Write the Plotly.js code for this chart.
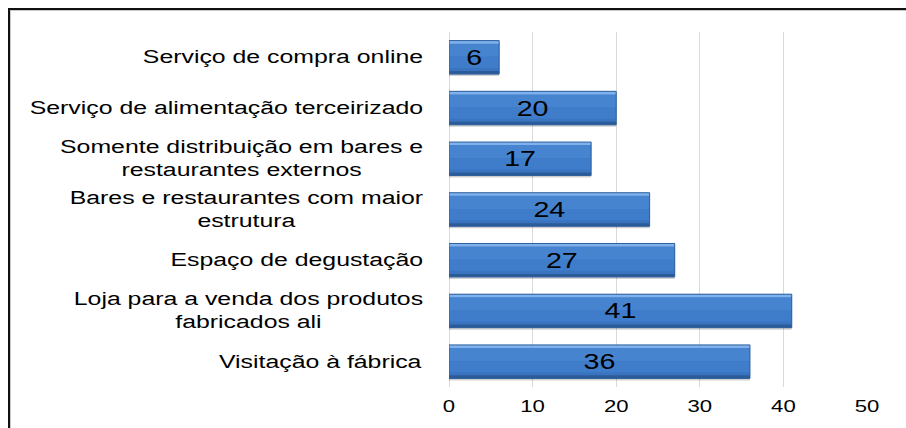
<!DOCTYPE html>
<html>
<head>
<meta charset="utf-8">
<script src="https://cdn.plot.ly/plotly-3.0.1.min.js"></script>
<style>
  html, body { margin: 0; padding: 0; background: #ffffff; }
  #wrap { position: relative; width: 906px; height: 428px; overflow: hidden; }
  #frame { position: absolute; left: 8px; top: 8px; width: 910px; height: 430px;
           border-left: 2px solid #111; border-top: 2px solid #111;
           box-shadow: inset 1px 1px 0 #c8c8c8; }
  #chart { position: absolute; left: 0; top: 0; width: 906px; height: 428px; }
</style>
</head>
<body>
<div id="wrap">
  <div id="frame"></div>
  <div id="chart"></div>
</div>
<script>
const categories = [
  "Serviço de compra online",
  "Serviço de alimentação terceirizado",
  "Somente distribuição em bares e<br>restaurantes externos",
  "Bares e restaurantes com maior<br>estrutura",
  "Espaço de degustação",
  "Loja para a venda dos produtos<br>fabricados ali",
  "Visitação à fábrica"
];
const values = [6, 20, 17, 24, 27, 41, 36];
const xTicks = [0, 10, 20, 30, 40, 50];

const idx = categories.map((c, i) => i);
const W = 0.66;
const FONT = 'Liberation Sans, Arial, sans-serif';

function stripe(color, offset, width, extra) {
  return Object.assign({
    type: 'bar', orientation: 'h', x: values, y: idx,
    width: width, offset: offset,
    marker: { color: color, line: { width: 0 } },
    hoverinfo: 'skip', showlegend: false
  }, extra || {});
}

const traces = [
  stripe('rgba(0,0,0,0.18)', -W / 2 + 0.04, W),
  stripe('#3a74c0', -W / 2, W),
  stripe('#4684d0', -W / 2 + 0.06, 0.26),
  stripe('#3f7cc9', -0.01, 0.22),
  stripe('#7fb2ec', -W / 2, 0.06),
  stripe('#2c5c98', W / 2 - 0.06, 0.06),
  stripe('rgba(0,0,0,0)', -W / 2, W, {
    marker: { color: 'rgba(0,0,0,0)', line: { color: '#2f609e', width: 1 } },
    text: values.map(String),
    textposition: 'inside',
    insidetextanchor: 'middle',
    constraintext: 'none',
    textfont: { family: FONT, size: 22, color: '#000000' },
    cliponaxis: false
  })
];

const annotations = categories.map((c, i) => ({
  xref: 'paper', yref: 'y', x: 0, y: i,
  xanchor: 'right', yanchor: 'middle', xshift: -24,
  text: c, align: 'center', showarrow: false,
  font: { family: FONT, size: 18, color: '#000000' }
}));

const layout = {
  width: 906, height: 428,
  margin: { l: 449, r: 39, t: 32, b: 41, pad: 0 },
  paper_bgcolor: 'rgba(0,0,0,0)',
  plot_bgcolor: 'rgba(0,0,0,0)',
  barmode: 'overlay',
  showlegend: false,
  xaxis: {
    range: [0, 50], tickvals: xTicks, ticktext: xTicks.map(String),
    showgrid: true, gridcolor: '#d9d9d9', gridwidth: 1,
    zeroline: true, zerolinecolor: '#d9d9d9', zerolinewidth: 1,
    showline: false, ticks: 'outside', ticklen: 4, tickcolor: 'rgba(0,0,0,0)',
    tickfont: { family: FONT, size: 17, color: '#000000' },
    fixedrange: true
  },
  yaxis: {
    range: [categories.length - 0.5, -0.5],
    showticklabels: false, showgrid: false, zeroline: false, showline: false,
    ticks: '', fixedrange: true
  },
  annotations: annotations
};

function stretchText(el, factor) {
  const len = el.getComputedTextLength();
  if (len > 0) {
    el.setAttribute('textLength', (len * factor).toFixed(2));
    el.setAttribute('lengthAdjust', 'spacingAndGlyphs');
  }
}

Plotly.newPlot('chart', traces, layout, { displayModeBar: false, staticPlot: true }).then(gd => {
  // the reference lettering is horizontally stretched
  gd.querySelectorAll('.annotation-text').forEach(t => {
    t.style.transformBox = 'fill-box';
    t.style.transformOrigin = '100% 50%';
    t.style.transform = 'scaleX(1.38)';
  });
  gd.querySelectorAll('.xtick text').forEach(t => stretchText(t, 1.3));
  gd.querySelectorAll('text.bartext').forEach(t => stretchText(t, 1.3));
});
</script>
</body>
</html>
+===+
• _Exercise task_
Repeat the material exactly as it reads, without any of its pictures.

• _Exercise response_
Write the Plotly.js code for this chart.
<!DOCTYPE html>
<html>
<head>
<meta charset="utf-8">
<script src="https://cdn.plot.ly/plotly-3.0.1.min.js"></script>
<style>
  html, body { margin: 0; padding: 0; background: #ffffff; }
  #wrap { position: relative; width: 906px; height: 428px; overflow: hidden; }
  #frame { position: absolute; left: 8px; top: 8px; width: 910px; height: 430px;
           border-left: 2px solid #111; border-top: 2px solid #111;
           box-shadow: inset 1px 1px 0 #c8c8c8; }
  #chart { position: absolute; left: 0; top: 0; width: 906px; height: 428px; }
</style>
</head>
<body>
<div id="wrap">
  <div id="frame"></div>
  <div id="chart"></div>
</div>
<script>
const categories = [
  "Serviço de compra online",
  "Serviço de alimentação terceirizado",
  "Somente distribuição em bares e<br>restaurantes externos",
  "Bares e restaurantes com maior<br>estrutura",
  "Espaço de degustação",
  "Loja para a venda dos produtos<br>fabricados ali",
  "Visitação à fábrica"
];
const values = [6, 20, 17, 24, 27, 41, 36];
const xTicks = [0, 10, 20, 30, 40, 50];

const idx = categories.map((c, i) => i);
const W = 0.66;
const FONT = 'Liberation Sans, Arial, sans-serif';

function stripe(color, offset, width, extra) {
  return Object.assign({
    type: 'bar', orientation: 'h', x: values, y: idx,
    width: width, offset: offset,
    marker: { color: color, line: { width: 0 } },
    hoverinfo: 'skip', showlegend: false
  }, extra || {});
}

const traces = [
  stripe('rgba(0,0,0,0.18)', -W / 2 + 0.04, W),
  stripe('#3a74c0', -W / 2, W),
  stripe('#4684d0', -W / 2 + 0.06, 0.26),
  stripe('#3f7cc9', -0.01, 0.22),
  stripe('#7fb2ec', -W / 2, 0.06),
  stripe('#2c5c98', W / 2 - 0.06, 0.06),
  stripe('rgba(0,0,0,0)', -W / 2, W, {
    marker: { color: 'rgba(0,0,0,0)', line: { color: '#2f609e', width: 1 } },
    text: values.map(String),
    textposition: 'inside',
    insidetextanchor: 'middle',
    constraintext: 'none',
    textfont: { family: FONT, size: 22, color: '#000000' },
    cliponaxis: false
  })
];

const annotations = categories.map((c, i) => ({
  xref: 'paper', yref: 'y', x: 0, y: i,
  xanchor: 'right', yanchor: 'middle', xshift: -24,
  text: c, align: 'center', showarrow: false,
  font: { family: FONT, size: 18, color: '#000000' }
}));

const layout = {
  width: 906, height: 428,
  margin: { l: 449, r: 39, t: 32, b: 41, pad: 0 },
  paper_bgcolor: 'rgba(0,0,0,0)',
  plot_bgcolor: 'rgba(0,0,0,0)',
  barmode: 'overlay',
  showlegend: false,
  xaxis: {
    range: [0, 50], tickvals: xTicks, ticktext: xTicks.map(String),
    showgrid: true, gridcolor: '#d9d9d9', gridwidth: 1,
    zeroline: true, zerolinecolor: '#d9d9d9', zerolinewidth: 1,
    showline: false, ticks: 'outside', ticklen: 4, tickcolor: 'rgba(0,0,0,0)',
    tickfont: { family: FONT, size: 17, color: '#000000' },
    fixedrange: true
  },
  yaxis: {
    range: [categories.length - 0.5, -0.5],
    showticklabels: false, showgrid: false, zeroline: false, showline: false,
    ticks: '', fixedrange: true
  },
  annotations: annotations
};

function stretchText(el, factor) {
  const len = el.getComputedTextLength();
  if (len > 0) {
    el.setAttribute('textLength', (len * factor).toFixed(2));
    el.setAttribute('lengthAdjust', 'spacingAndGlyphs');
  }
}

Plotly.newPlot('chart', traces, layout, { displayModeBar: false, staticPlot: true }).then(gd => {
  // the reference lettering is horizontally stretched
  gd.querySelectorAll('.annotation-text').forEach(t => {
    t.style.transformBox = 'fill-box';
    t.style.transformOrigin = '100% 50%';
    t.style.transform = 'scaleX(1.38)';
  });
  gd.querySelectorAll('.xtick text').forEach(t => stretchText(t, 1.3));
  gd.querySelectorAll('text.bartext').forEach(t => stretchText(t, 1.3));
});
</script>
</body>
</html>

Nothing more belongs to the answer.